**WRITTEN REQUEST**
For each line in the data below that holds "LaTeX", return a copy.

**PROVIDED RECORDS**
- - - - - - -
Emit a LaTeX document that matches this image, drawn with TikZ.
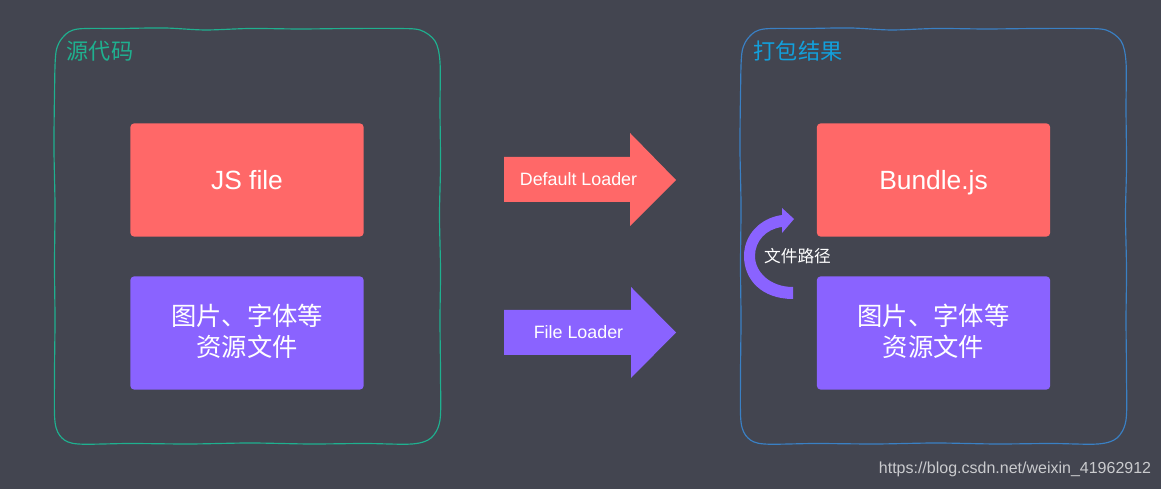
- - - - - - -
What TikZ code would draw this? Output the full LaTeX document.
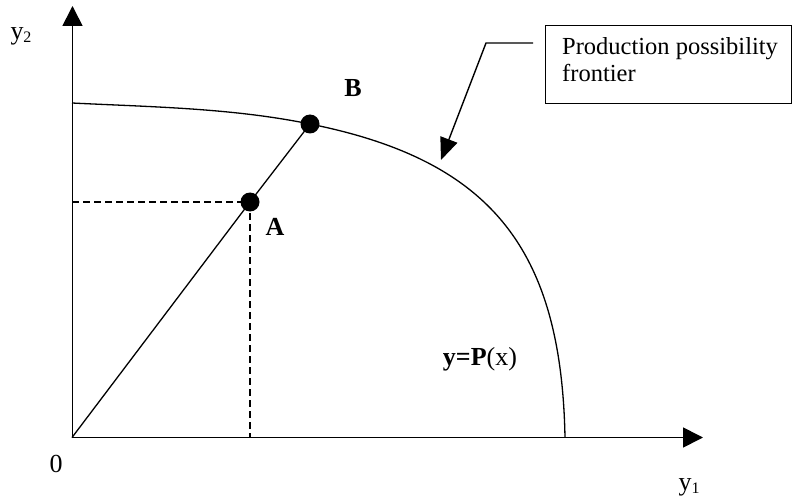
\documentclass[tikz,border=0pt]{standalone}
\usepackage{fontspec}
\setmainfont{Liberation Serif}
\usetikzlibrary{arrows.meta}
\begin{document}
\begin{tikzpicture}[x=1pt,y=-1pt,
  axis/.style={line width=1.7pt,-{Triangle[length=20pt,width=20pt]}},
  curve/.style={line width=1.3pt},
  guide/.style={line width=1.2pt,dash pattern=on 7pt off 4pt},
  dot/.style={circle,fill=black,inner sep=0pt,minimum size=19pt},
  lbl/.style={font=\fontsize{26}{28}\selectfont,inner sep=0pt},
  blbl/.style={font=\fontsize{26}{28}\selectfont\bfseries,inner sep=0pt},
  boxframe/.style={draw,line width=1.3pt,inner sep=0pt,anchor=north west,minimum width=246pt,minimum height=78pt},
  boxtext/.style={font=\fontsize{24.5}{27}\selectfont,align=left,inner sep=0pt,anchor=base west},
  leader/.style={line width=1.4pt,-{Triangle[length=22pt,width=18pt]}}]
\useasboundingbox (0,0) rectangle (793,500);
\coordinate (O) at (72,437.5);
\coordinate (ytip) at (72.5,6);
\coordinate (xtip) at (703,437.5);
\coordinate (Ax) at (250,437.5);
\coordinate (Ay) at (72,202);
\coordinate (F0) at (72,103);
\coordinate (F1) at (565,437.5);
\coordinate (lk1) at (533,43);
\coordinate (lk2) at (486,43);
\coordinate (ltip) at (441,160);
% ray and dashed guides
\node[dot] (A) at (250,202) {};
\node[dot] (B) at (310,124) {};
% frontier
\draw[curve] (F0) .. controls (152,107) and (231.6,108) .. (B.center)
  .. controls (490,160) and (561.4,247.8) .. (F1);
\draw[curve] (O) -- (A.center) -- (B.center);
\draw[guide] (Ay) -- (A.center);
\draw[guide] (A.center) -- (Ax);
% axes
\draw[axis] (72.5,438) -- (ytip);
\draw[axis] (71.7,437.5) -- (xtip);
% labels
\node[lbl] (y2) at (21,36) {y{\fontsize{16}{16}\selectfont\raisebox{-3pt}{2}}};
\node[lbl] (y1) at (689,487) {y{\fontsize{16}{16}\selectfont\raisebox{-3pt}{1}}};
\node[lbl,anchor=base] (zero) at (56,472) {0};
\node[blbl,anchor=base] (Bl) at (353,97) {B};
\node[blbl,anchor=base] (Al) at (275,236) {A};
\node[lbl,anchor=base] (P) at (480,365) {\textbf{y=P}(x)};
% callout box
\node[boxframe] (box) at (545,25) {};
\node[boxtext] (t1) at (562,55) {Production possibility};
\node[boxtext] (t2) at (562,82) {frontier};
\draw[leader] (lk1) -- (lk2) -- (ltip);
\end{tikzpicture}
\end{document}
- - - - - - -
**SOLUTION TO THIS TASK**
Emit a LaTeX document that matches this image, drawn with TikZ.
What TikZ code would draw this? Output the full LaTeX document.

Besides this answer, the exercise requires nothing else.